INSTRUCTIONS TO FOLLOW | From the listing below, pull out the lines that hold "chart".

COLLECTED MATERIAL |
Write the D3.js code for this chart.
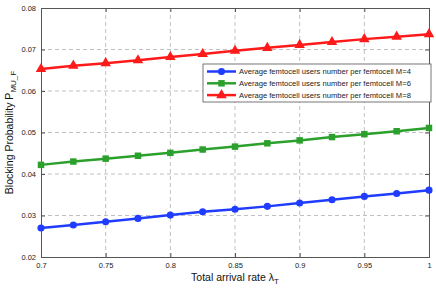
<!DOCTYPE html>
<html>
<head>
<meta charset="utf-8">
<script src="https://cdn.jsdelivr.net/npm/d3@7"></script>
<style>
  body { margin: 0; background: #fff; }
  svg { display: block; font-family: "Liberation Sans", Arial, sans-serif; }
</style>
</head>
<body>
<svg id="chart" width="436" height="289"></svg>
<script>
const lambdaT = [0.7, 0.725, 0.75, 0.775, 0.8, 0.825, 0.85, 0.875, 0.9, 0.925, 0.95, 0.975, 1.0]
const blockM4 = [0.0270, 0.0277, 0.0285, 0.0293, 0.0301, 0.0309, 0.0315, 0.0322, 0.0330, 0.0338, 0.0346, 0.0353, 0.0361]
const blockM6 = [0.0422, 0.0430, 0.0437, 0.0444, 0.0451, 0.0459, 0.0466, 0.0474, 0.0481, 0.0489, 0.0496, 0.0503, 0.0511]
const blockM8 = [0.0653, 0.0661, 0.0667, 0.0674, 0.0682, 0.0689, 0.0697, 0.0704, 0.0711, 0.0718, 0.0725, 0.0731, 0.0737]
const seriesNames = [
  'Average femtocell users number per femtocell M=4',
  'Average femtocell users number per femtocell M=6',
  'Average femtocell users number per femtocell M=8'
]
const xTicks = [0.7, 0.75, 0.8, 0.85, 0.9, 0.95, 1]
const yTicks = [0.02, 0.03, 0.04, 0.05, 0.06, 0.07, 0.08]

const svg = d3.select('#chart')
const margin = { top: 8, left: 41, right: 7, bottom: 32 }
const width = 436, height = 289
const innerWidth = width - margin.left - margin.right
const innerHeight = height - margin.top - margin.bottom

const xScale = d3.scaleLinear().domain([0.7, 1]).range([0, innerWidth])
const yScale = d3.scaleLinear().domain([0.02, 0.08]).range([innerHeight, 0])

const g = svg.append('g').attr('transform', `translate(${margin.left},${margin.top})`)

// grid
g.append('g').selectAll('line').data(xTicks.slice(1, -1)).join('line')
  .attr('x1', d => xScale(d)).attr('x2', d => xScale(d))
  .attr('y1', 0).attr('y2', innerHeight)
  .attr('stroke', '#b0b0b0').attr('stroke-dasharray', '4,3').attr('stroke-width', 0.8)
g.append('g').selectAll('line').data(yTicks.slice(1, -1)).join('line')
  .attr('y1', d => yScale(d)).attr('y2', d => yScale(d))
  .attr('x1', 0).attr('x2', innerWidth)
  .attr('stroke', '#b0b0b0').attr('stroke-dasharray', '4,3').attr('stroke-width', 0.8)

// axes
const xAxis = d3.axisBottom(xScale).tickValues(xTicks).tickSize(-4).tickPadding(6)
  .tickFormat(d => d3.format('')(+d.toFixed(2)))
const yAxis = d3.axisLeft(yScale).tickValues(yTicks).tickSize(-4).tickPadding(5)
  .tickFormat(d => d.toFixed(2))

g.append('g').attr('transform', `translate(0,${innerHeight})`).call(xAxis)
g.append('g').call(yAxis)
// mirrored ticks on top / right, no labels
g.append('g').call(d3.axisTop(xScale).tickValues(xTicks).tickSize(-4))
  .selectAll('text').remove()
g.append('g').attr('transform', `translate(${innerWidth},0)`)
  .call(d3.axisRight(yScale).tickValues(yTicks).tickSize(-4))
  .selectAll('text').remove()

g.selectAll('.domain').attr('stroke', '#555')
g.selectAll('.tick line').attr('stroke', '#555')
g.selectAll('.tick text').attr('font-size', 7.5).attr('fill', '#222')

// series
const colors = ['#1f3cff', '#2ca02c', '#ff1a1a']
const allSeries = [blockM4, blockM6, blockM8]
const line = d3.line().x((d, i) => xScale(lambdaT[i])).y(d => yScale(d))
const symbols = [d3.symbolCircle, d3.symbolSquare, d3.symbolTriangle]
const symSizes = [40, 42, 48]

allSeries.forEach((s, k) => {
  g.append('path').datum(s).attr('d', line)
    .attr('fill', 'none').attr('stroke', colors[k]).attr('stroke-width', 2.5)
  g.append('g').selectAll('path').data(s).join('path')
    .attr('transform', (d, i) => `translate(${xScale(lambdaT[i])},${yScale(d)})`)
    .attr('d', d3.symbol().type(symbols[k]).size(symSizes[k]))
    .attr('fill', colors[k])
})

// legend
const lg = svg.append('g').attr('transform', 'translate(203,64)')
lg.append('rect').attr('width', 228).attr('height', 38)
  .attr('fill', '#fff').attr('stroke', '#555').attr('stroke-width', 0.8)
seriesNames.forEach((name, k) => {
  const yy = 7.5 + k * 11.8
  lg.append('line').attr('x1', 4).attr('x2', 33).attr('y1', yy).attr('y2', yy)
    .attr('stroke', colors[k]).attr('stroke-width', 2.5)
  lg.append('path').attr('transform', `translate(18.5,${yy})`)
    .attr('d', d3.symbol().type(symbols[k]).size(symSizes[k]))
    .attr('fill', colors[k])
  lg.append('text').attr('x', 36).attr('y', yy + 2.7).attr('font-size', 7.6).attr('fill', '#222')
    .text(name)
})

// axis labels
const xl = svg.append('text').attr('x', margin.left + innerWidth / 2).attr('y', 281)
  .attr('text-anchor', 'middle').attr('font-size', 10.5).attr('fill', '#111')
xl.append('tspan').text('Total arrival rate λ')
xl.append('tspan').attr('font-size', 8).attr('dy', 3).text('T')

const yl = svg.append('text')
  .attr('transform', `translate(13,${margin.top + innerHeight / 2}) rotate(-90)`)
  .attr('text-anchor', 'middle').attr('font-size', 10.5).attr('fill', '#111')
yl.append('tspan').text('Blocking Probability P')
yl.append('tspan').attr('font-size', 8).attr('dy', 3).text('MU_F')
</script>
</body>
</html>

TASK OUTPUT |
Write the D3.js code for this chart.
<svg id="chart" width="436" height="289"></svg>
const svg = d3.select('#chart')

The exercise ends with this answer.